━━ SUPPLIED DATA
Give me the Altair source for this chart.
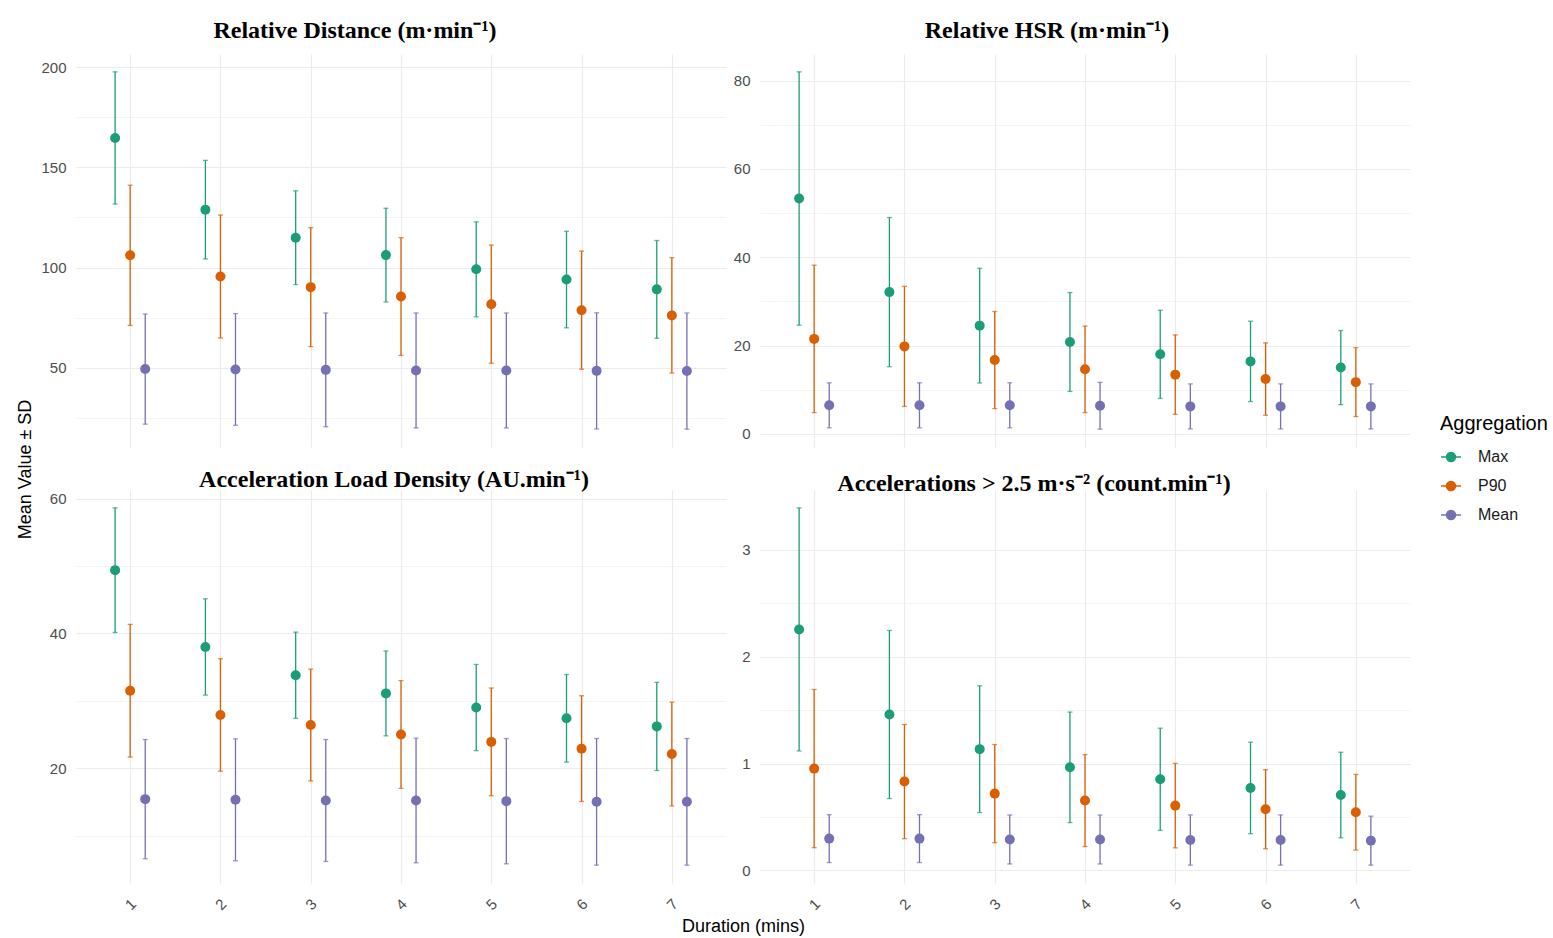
import altair as alt
import pandas as pd

durations = [1, 2, 3, 4, 5, 6, 7]
aggregations = ["Max", "P90", "Mean"]
agg_colors = ["#1B9E77", "#D95F02", "#7570B3"]

# Relative Distance (m/min): mean and SD per aggregation
dist_max = [164.7, 128.9, 114.9, 106.2, 99.1, 94.0, 89.1]
dist_max_sd = [33.0, 24.6, 23.4, 23.4, 23.7, 24.1, 24.4]
dist_p90 = [106.1, 95.5, 90.2, 85.5, 81.7, 78.7, 76.1]
dist_p90_sd = [35.0, 30.7, 29.7, 29.4, 29.5, 29.5, 28.8]
dist_mean = [49.3, 49.1, 48.9, 48.6, 48.6, 48.4, 48.3]
dist_mean_sd = [27.5, 27.9, 28.4, 28.7, 28.7, 29.0, 29.0]

# Relative HSR (m/min)
hsr_max = [53.3, 32.1, 24.5, 20.8, 18.0, 16.4, 15.0]
hsr_max_sd = [28.7, 16.9, 13.0, 11.2, 10.0, 9.1, 8.4]
hsr_p90 = [21.5, 19.8, 16.7, 14.6, 13.4, 12.4, 11.7]
hsr_p90_sd = [16.7, 13.6, 11.0, 9.8, 9.0, 8.2, 7.8]
hsr_mean = [6.45, 6.45, 6.45, 6.35, 6.2, 6.2, 6.2]
hsr_mean_sd = [5.1, 5.1, 5.1, 5.3, 5.1, 5.1, 5.1]

# Acceleration Load Density (AU/min)
ald_max = [49.4, 38.0, 33.8, 31.1, 29.0, 27.4, 26.2]
ald_max_sd = [9.25, 7.15, 6.4, 6.3, 6.4, 6.5, 6.55]
ald_p90 = [31.5, 27.9, 26.4, 25.0, 23.9, 22.9, 22.1]
ald_p90_sd = [9.85, 8.35, 8.3, 8.0, 8.0, 7.85, 7.7]
ald_mean = [15.4, 15.3, 15.2, 15.2, 15.1, 15.0, 15.0]
ald_mean_sd = [8.85, 9.05, 9.05, 9.25, 9.3, 9.4, 9.4]

# Accelerations > 2.5 m/s2 (count/min)
acc_max = [2.255, 1.459, 1.135, 0.965, 0.853, 0.772, 0.706]
acc_max_sd = [1.137, 0.786, 0.593, 0.517, 0.478, 0.428, 0.40]
acc_p90 = [0.953, 0.832, 0.719, 0.654, 0.607, 0.573, 0.545]
acc_p90_sd = [0.74, 0.534, 0.459, 0.43, 0.395, 0.37, 0.354]
acc_mean = [0.298, 0.298, 0.29, 0.29, 0.285, 0.285, 0.279]
acc_mean_sd = [0.224, 0.224, 0.229, 0.229, 0.235, 0.235, 0.229]

titles = [
    "Relative Distance (m\u00b7min\u207b\u00b9)",
    "Relative HSR (m\u00b7min\u207b\u00b9)",
    "Acceleration Load Density (AU.min\u207b\u00b9)",
    "Accelerations > 2.5 m\u00b7s\u207b\u00b2 (count.min\u207b\u00b9)",
]


def frame(series):
    rows = []
    for agg, (means, sds) in zip(aggregations, series):
        for d, m, s in zip(durations, means, sds):
            rows.append({"duration": d, "agg": agg, "mean": m, "sd": s})
    return pd.DataFrame(rows)


frames = [
    frame([(dist_max, dist_max_sd), (dist_p90, dist_p90_sd), (dist_mean, dist_mean_sd)]),
    frame([(hsr_max, hsr_max_sd), (hsr_p90, hsr_p90_sd), (hsr_mean, hsr_mean_sd)]),
    frame([(ald_max, ald_max_sd), (ald_p90, ald_p90_sd), (ald_mean, ald_mean_sd)]),
    frame([(acc_max, acc_max_sd), (acc_p90, acc_p90_sd), (acc_mean, acc_mean_sd)]),
]

LEGEND_PATH = "M-1,0L-0.45,0M0.45,0L1,0M0.45,0A0.45,0.45,0,1,1,-0.45,0A0.45,0.45,0,1,1,0.45,0Z"

FONT = "Liberation Sans"
GRID = "#EBEBEB"

LEGEND = alt.Legend(
    title="Aggregation", orient="none", legendX=1364, legendY=360,
    symbolType=LEGEND_PATH, symbolSize=400, symbolStrokeWidth=1.5,
    symbolOpacity=1, titleFontSize=20, titleFontWeight="normal",
    titleColor="#000000", titleFont=FONT, titlePadding=12,
    labelFontSize=16, labelColor="#1A1A1A", labelFont=FONT,
    labelOffset=16, rowPadding=10)


def panel(df, title, major, minor, show_x, title_offset, title_dx, ytitle=None, xtitle=None):
    lo = float((df["mean"] - df["sd"]).min())
    hi = float((df["mean"] + df["sd"]).max())
    pad = 0.05 * (hi - lo)
    ticks = sorted(set(major) | set(minor))
    major_test = " || ".join(f"abs(datum.value - {v}) < 1e-9" for v in major)

    xaxis_kw = dict(values=durations, grid=True, gridColor=GRID, gridWidth=1.1,
                    domain=False, ticks=False, title="")
    if show_x:
        xaxis_kw.update(labels=True, labelAngle=315, labelAlign="center",
                        labelBaseline="middle", labelPadding=21,
                        labelFontSize=15, labelColor="#4D4D4D", labelFont=FONT)
    else:
        xaxis_kw.update(labels=False)
    if xtitle:
        xaxis_kw.update(title=xtitle, titleX=667, titleY=43, titleAlign="center",
                        titleBaseline="middle", titleFontSize=18, titleFontWeight="normal",
                        titleColor="#000000", titleFont=FONT)

    yaxis_kw = dict(values=ticks, grid=True, gridColor=GRID, format=".0f",
                    gridWidth={"condition": {"test": major_test, "value": 1.1}, "value": 0.6},
                    labelExpr=f"({major_test}) ? datum.label : ''",
                    domain=False, ticks=False, labelPadding=10, labelFontSize=15,
                    labelColor="#4D4D4D", labelFont=FONT, title="")
    if ytitle:
        yaxis_kw.update(title=ytitle, titleX=-51, titleY=415, titleAngle=270,
                        titleAlign="center", titleBaseline="middle", titleFontSize=18,
                        titleFontWeight="normal", titleColor="#000000", titleFont=FONT)

    xs = alt.Scale(domain=[0.4, 7.6], nice=False, zero=False)
    ys = alt.Scale(domain=[lo - pad, hi + pad], nice=False, zero=False)
    col = alt.Scale(domain=aggregations, range=agg_colors)
    C = alt.Color("agg:N", scale=col, legend=LEGEND)

    base = alt.Chart(df).transform_calculate(
        xpos="datum.duration + (datum.agg === 'Max' ? -1/6 : (datum.agg === 'Mean' ? 1/6 : 0))",
        lo="datum.mean - datum.sd",
        hi="datum.mean + datum.sd",
    )
    X = alt.X("xpos:Q", scale=xs, axis=alt.Axis(**xaxis_kw))

    rules = base.mark_rule(strokeWidth=1.3).encode(
        x=X,
        y=alt.Y("lo:Q", scale=ys, axis=alt.Axis(**yaxis_kw)),
        y2="hi:Q",
        color=C,
    )
    cap_lo = base.mark_tick(orient="horizontal", size=5, thickness=1.3).encode(
        x=X, y=alt.Y("lo:Q", scale=ys, axis=alt.Axis(**yaxis_kw)), color=C,
    )
    cap_hi = base.mark_tick(orient="horizontal", size=5, thickness=1.3).encode(
        x=X, y=alt.Y("hi:Q", scale=ys, axis=alt.Axis(**yaxis_kw)), color=C,
    )
    pts = base.mark_circle(size=100, opacity=1).encode(
        x=X, y=alt.Y("mean:Q", scale=ys, axis=alt.Axis(**yaxis_kw)), color=C,
    )
    return alt.layer(rules, cap_lo, cap_hi, pts).properties(
        width=650, height=393,
        title=alt.TitleParams(title, font="Liberation Serif", fontSize=24,
                              fontWeight="bold", color="#000000", anchor="middle",
                              baseline="alphabetic", offset=title_offset, dx=title_dx),
    )


tl = panel(frames[0], titles[0], [50, 100, 150, 200], [25, 75, 125, 175], False, -8, -46,
           ytitle="Mean Value \u00b1 SD")
tr = panel(frames[1], titles[1], [0, 20, 40, 60, 80], [10, 30, 50, 70], False, -8, -38)
bl = panel(frames[2], titles[2], [20, 40, 60], [10, 30, 50], True, -21, -7,
           xtitle="Duration (mins)")
br = panel(frames[3], titles[3], [0, 1, 2, 3], [0.5, 1.5, 2.5], True, -25, -51)

chart = alt.concat(tl, tr, bl, br, columns=2, spacing={"row": 43, "column": 34},
                   bounds="flush").properties(
    padding={"left": 16, "top": 19, "right": 5, "bottom": 5},
    background="#FFFFFF",
).configure_view(stroke=None)

chart.save("out.html", embed_options={"renderer": "svg", "actions": False})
━━━━
_WHAT YOU SHOULD DO:_ Pictures stay out. Repeat only the lines from the beginning of the data through the line that has "dist_mean_sd = [27.5, 27.9, 28.4, 28.7, 28.7, 29.0, 29.0]".

_RESPONSE TO THE EXERCISE:_
Give me the Altair source for this chart.
import altair as alt
import pandas as pd

durations = [1, 2, 3, 4, 5, 6, 7]
aggregations = ["Max", "P90", "Mean"]
agg_colors = ["#1B9E77", "#D95F02", "#7570B3"]

# Relative Distance (m/min): mean and SD per aggregation
dist_max = [164.7, 128.9, 114.9, 106.2, 99.1, 94.0, 89.1]
dist_max_sd = [33.0, 24.6, 23.4, 23.4, 23.7, 24.1, 24.4]
dist_p90 = [106.1, 95.5, 90.2, 85.5, 81.7, 78.7, 76.1]
dist_p90_sd = [35.0, 30.7, 29.7, 29.4, 29.5, 29.5, 28.8]
dist_mean = [49.3, 49.1, 48.9, 48.6, 48.6, 48.4, 48.3]
dist_mean_sd = [27.5, 27.9, 28.4, 28.7, 28.7, 29.0, 29.0]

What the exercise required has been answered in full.